Arivaca, Ariz. – Byrd Baylor’s love of the desert serves as both setting and subject for her writing.
She’s best known for her children’s books, mostly set in the Southwest and populated with Native Americans and desert creatures.
After years in Tucson writing for various newspapers and magazines, Baylor left the city 25 years ago for a simple, solar-powered home near Arivaca, Ariz, a dozen miles from the nearest paved road and down a rutted track that she charitably calls a “driveway.”
Some visitors with low-clearance vehicles give up, park, and walk the final mile to her house. But the unforgiving road leads to a gracious host. Byrd Baylor wants her guests to be comfortable in her rustic home.
Listen to the story:
She lives the simplest of lives. Her house is solar-powered, but the draw is low because she uses almost no electronic devices or appliances. The rooms are sparse and dark; just enough light for reading and writing.

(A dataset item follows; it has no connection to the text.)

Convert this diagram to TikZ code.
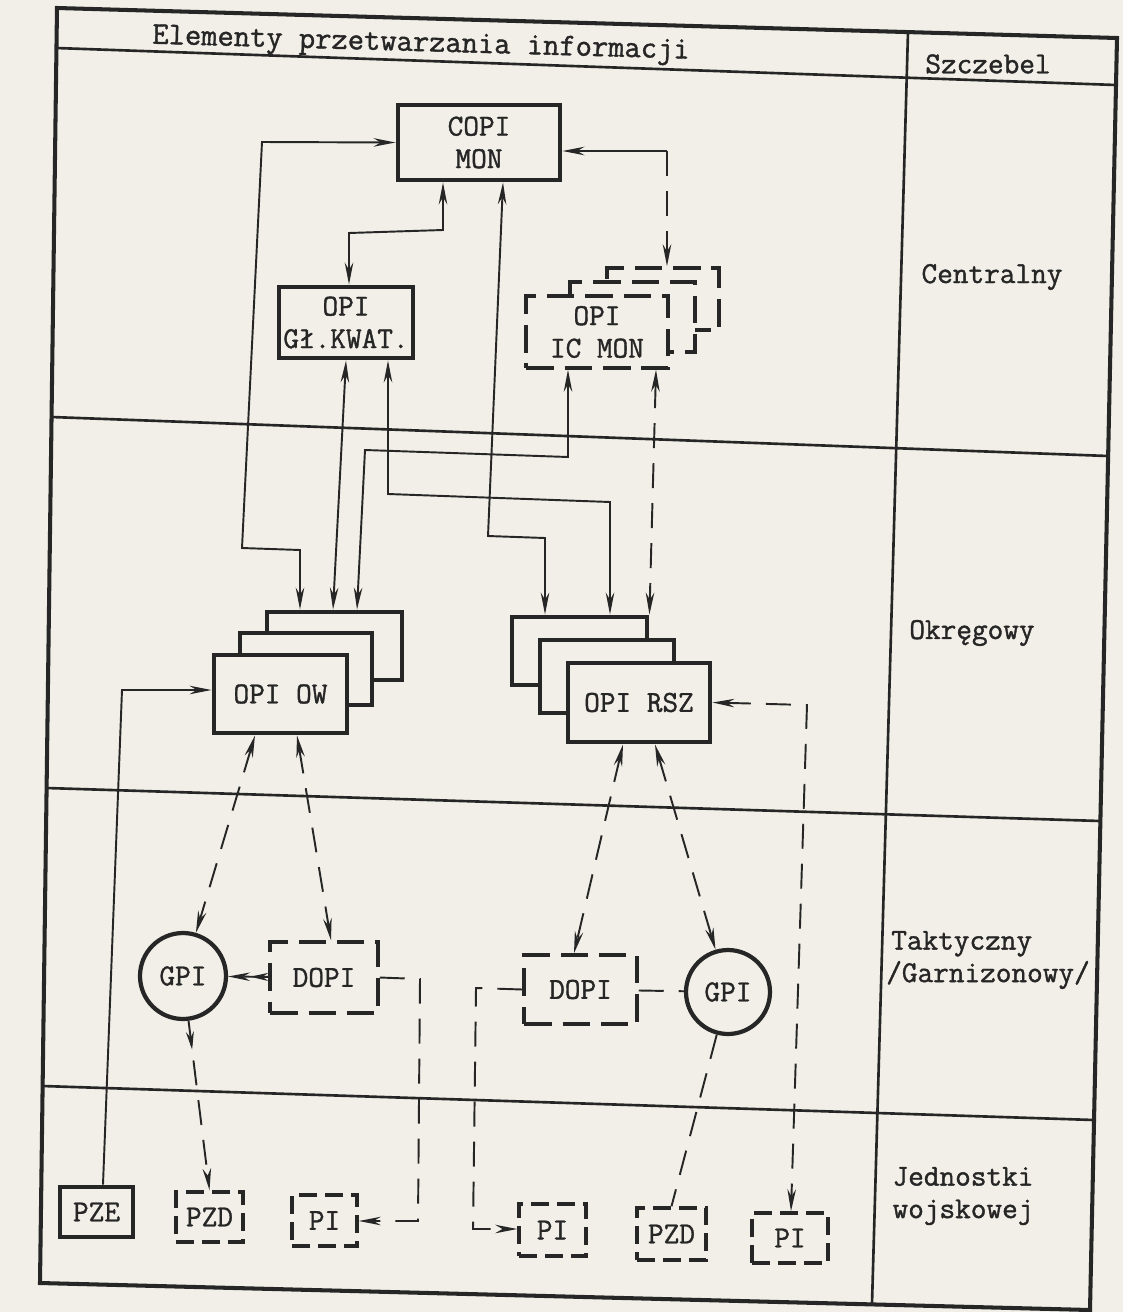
\documentclass[tikz,border=0pt]{standalone}
\usepackage{fontspec}
\setmonofont{Latin Modern Mono}[FakeBold=1.3]
\usetikzlibrary{arrows.meta,decorations.markings}
\definecolor{paper}{RGB}{241,239,231}
\definecolor{ink}{RGB}{38,38,38}
\begin{document}
\begin{tikzpicture}[x=0.02cm,y=-0.02cm,
  font=\fontsize{17.3}{18.5}\selectfont\ttfamily,
  every node/.style={text=ink},
  >={Stealth[length=4.4mm,width=1.7mm]},
  tbox/.style={draw=ink, line width=2.8pt, fill=paper, inner sep=0pt, align=center},
  dbox/.style={draw=ink, line width=2pt, dash pattern=on 5.5mm off 2.2mm, fill=paper, inner sep=0pt, align=center},
  sbox/.style={draw=ink, line width=2pt, dash pattern=on 3.6mm off 1.6mm, fill=paper, inner sep=0pt, align=center},
  circ/.style={circle, draw=ink, line width=2.4pt, fill=paper, inner sep=0pt, minimum size=17.2mm},
  conn/.style={draw=ink, line width=1.1pt},
  dconn/.style={conn, dash pattern=on 5mm off 3mm},
  sepline/.style={draw=ink, line width=1.5pt},
  midtip/.style={postaction={decorate}, decoration={markings,
      mark=at position #1 with {\arrow{Stealth[length=3.6mm,width=1.6mm]}}}},
  lab/.style={inner sep=0pt}]
\useasboundingbox (0,0) rectangle (1123,1312);
\fill[paper] (0,0) rectangle (1123,1312);

% frame and table lines
\draw[ink, line width=2.3pt] (57,8) -- (1117,38) -- (1090,1310) -- (40,1283) -- cycle;
\draw[sepline] (56,48) -- (1116,85);
\draw[sepline] (908,32) -- (872,1304);
\draw[sepline] (51.5,417) -- (1108,456);
\draw[sepline] (46.6,788) -- (1100,821);
\draw[sepline] (42.6,1086) -- (1094,1120);

% labels
\node[lab, rotate=-1.6, font=\fontsize{18}{19}\selectfont\ttfamily] (lhead) at (421,45) {Elementy przetwarzania informacji};
\node[lab] (lszc) at (988,64) {Szczebel};
\node[lab] (lcen) at (992,277) {Centralny};
\node[lab] (lokr) at (972,633) {Okręgowy};
\node[lab, align=left] (ltak) at (988,960) {\hspace{1mm}Taktyczny\\/Garnizonowy/};
\node[lab, align=left] (ljed) at (963,1196) {Jednostki\\wojskowej};

% central level
\node[tbox, minimum width=32.4mm, minimum height=15mm] (copi) at (479,142.5) {COPI\\MON};
\node[tbox, minimum width=26.8mm, minimum height=14.2mm] (glk) at (346,322.5) {OPI\\Gł.KWAT.};
\node[dbox, minimum width=22.4mm, minimum height=12.4mm] (icback) at (663,299) {};
\node[dbox, minimum width=25mm, minimum height=14mm] (icmid) at (632.5,317) {};
\node[dbox, minimum width=28.4mm, minimum height=14.4mm] (icfront) at (597,332) {OPI\\IC MON};

% district level
\node[tbox, minimum width=27mm, minimum height=13.6mm] (owback) at (334.5,646) {};
\node[tbox, minimum width=26.4mm, minimum height=14.4mm] (owmid) at (306,669) {};
\node[tbox, minimum width=26.6mm, minimum height=15.6mm] (owfront) at (280.5,694) {OPI OW};
\node[tbox, minimum width=27mm, minimum height=13.6mm] (rszback) at (579.5,651) {};
\node[tbox, minimum width=26.8mm, minimum height=14.6mm] (rszmid) at (607,676.5) {};
\node[tbox, minimum width=28.4mm, minimum height=15.8mm] (rszfront) at (639,702.5) {OPI RSZ};

% tactical level
\node[circ] (gpi1) at (183,976) {GPI};
\node[circ, minimum size=16.8mm] (gpi2) at (728,992) {GPI};
\node[dbox, minimum width=21.6mm, minimum height=14.2mm] (dopi1) at (324,977.5) {DOPI};
\node[dbox, minimum width=22.6mm, minimum height=13.8mm] (dopi2) at (580.5,989.5) {DOPI};

% units
\node[tbox, minimum width=14.6mm, minimum height=10mm] (pze) at (96.5,1212) {PZE};
\node[sbox, minimum width=13.4mm, minimum height=10mm] (pzd1) at (209.5,1217) {PZD};
\node[sbox, minimum width=13mm, minimum height=10.2mm] (pi1) at (324.5,1220.5) {PI};
\node[sbox, minimum width=13.4mm, minimum height=10.4mm] (pi2) at (552.5,1230) {PI};
\node[sbox, minimum width=13.8mm, minimum height=10.4mm] (pzd2) at (671.5,1234) {PZD};
\node[sbox, minimum width=15.2mm, minimum height=10mm] (pi3) at (790,1238) {PI};

% helper coordinates
\coordinate (a1) at (262,142);
\coordinate (a2) at (242,548);
\coordinate (a3) at (300,550);
\coordinate (b1) at (443,230);
\coordinate (b2) at (349,233);
\coordinate (c0) at (503,0);
\coordinate (c1) at (488,536);
\coordinate (c2) at (545,538);
\coordinate (d1) at (667,151);
\coordinate (e1) at (568,457);
\coordinate (e2) at (365,450);
\coordinate (e3) at (357,0);
\coordinate (f1) at (346,0);
\coordinate (f2) at (333,0);
\coordinate (g1) at (388,494);
\coordinate (g2) at (610,502);
\coordinate (h1) at (656,0);
\coordinate (i0) at (103,0);
\coordinate (i1) at (122,690);
\coordinate (j1) at (255,0);
\coordinate (k1) at (297,0);
\coordinate (k2) at (331,0);
\coordinate (n1) at (420,979);
\coordinate (n2) at (418,1221);
\coordinate (o1) at (623,0);
\coordinate (o2) at (574,0);
\coordinate (p1) at (655,0);
\coordinate (q1) at (807,705);
\coordinate (q2) at (791,0);
\coordinate (s1) at (476,988);
\coordinate (s2) at (473,1229);

% connectors
\draw[conn,<->] (copi.west) -- (a1) -- (a2) -- (a3) -- (a3 |- owback.north);
\draw[conn,<->] (b1 |- copi.south) -- (b1) -- (b2) -- (b2 |- glk.north);
\draw[conn,<->] (c0 |- copi.south) -- (c1) -- (c2) -- (c2 |- rszback.north);
\draw[conn,<-] (d1 -| copi.east) -- (d1);
\draw[dconn,->] (d1) -- (d1 |- icback.north);
\draw[conn,<->] (e1 |- icfront.south) -- (e1) -- (e2) -- (e3 |- owback.north);
\draw[conn,<->] (f1 |- glk.south) -- (f2 |- owback.north);
\draw[conn,<->] (g1 |- glk.south) -- (g1) -- (g2) -- (g2 |- rszback.north);
\draw[dconn,<->] (h1 |- icfront.south) -- (rszback.north east);
\draw[conn,->] (i0 |- pze.north) -- (i1) -- (i1 -| owfront.west);
\draw[dconn,<->] (j1 |- owfront.south) -- (gpi1);
\draw[dconn,<->] (k1 |- owfront.south) -- (k2 |- dopi1.north);
\draw[dconn,->,midtip=0.45] (dopi1) -- (gpi1);
\draw[dconn,->,midtip=0.17] (gpi1) -- (pzd1.north);
\draw[dconn,->] (dopi1.east) -- (n1) -- (n2) -- (n2 -| pi1.east);
\draw[dconn,<->] (o1 |- rszfront.south) -- (o2 |- dopi2.north);
\draw[dconn,<->] (p1 |- rszfront.south) -- (gpi2);
\draw[dconn,<->] (rszfront.east) -- (q1) -- (q2 |- pi3.north);
\draw[dconn] (dopi2) -- (gpi2);
\draw[dconn,->] (dopi2.west) -- (s1) -- (s2) -- (s2 -| pi2.west);
\draw[dconn] (gpi2) -- (pzd2.north);
\end{tikzpicture}
\end{document}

She spends most of her time outside writing at two tables, each with good views of nearby Pepalote Wash.
Her “summer office,” as she called it with a laugh, is a table under a wooden frame. The winter office? A similar table, sitting in the sun.
She does not own a computer. A technical problem for Byrd Baylor is a pen running dry, or the wind tossing a few sheets of notebook paper around.
I visited Baylor at her home in the winter of 2009.
My recording gear looked completely foreign sitting on an ancient, knotted table. A broken windmill howled above us as it strained to turn in the wind.
A perfect setting for Byrd Baylor to talk about her favorite subjects: writing, the Sonoran Desert, and living a simple life.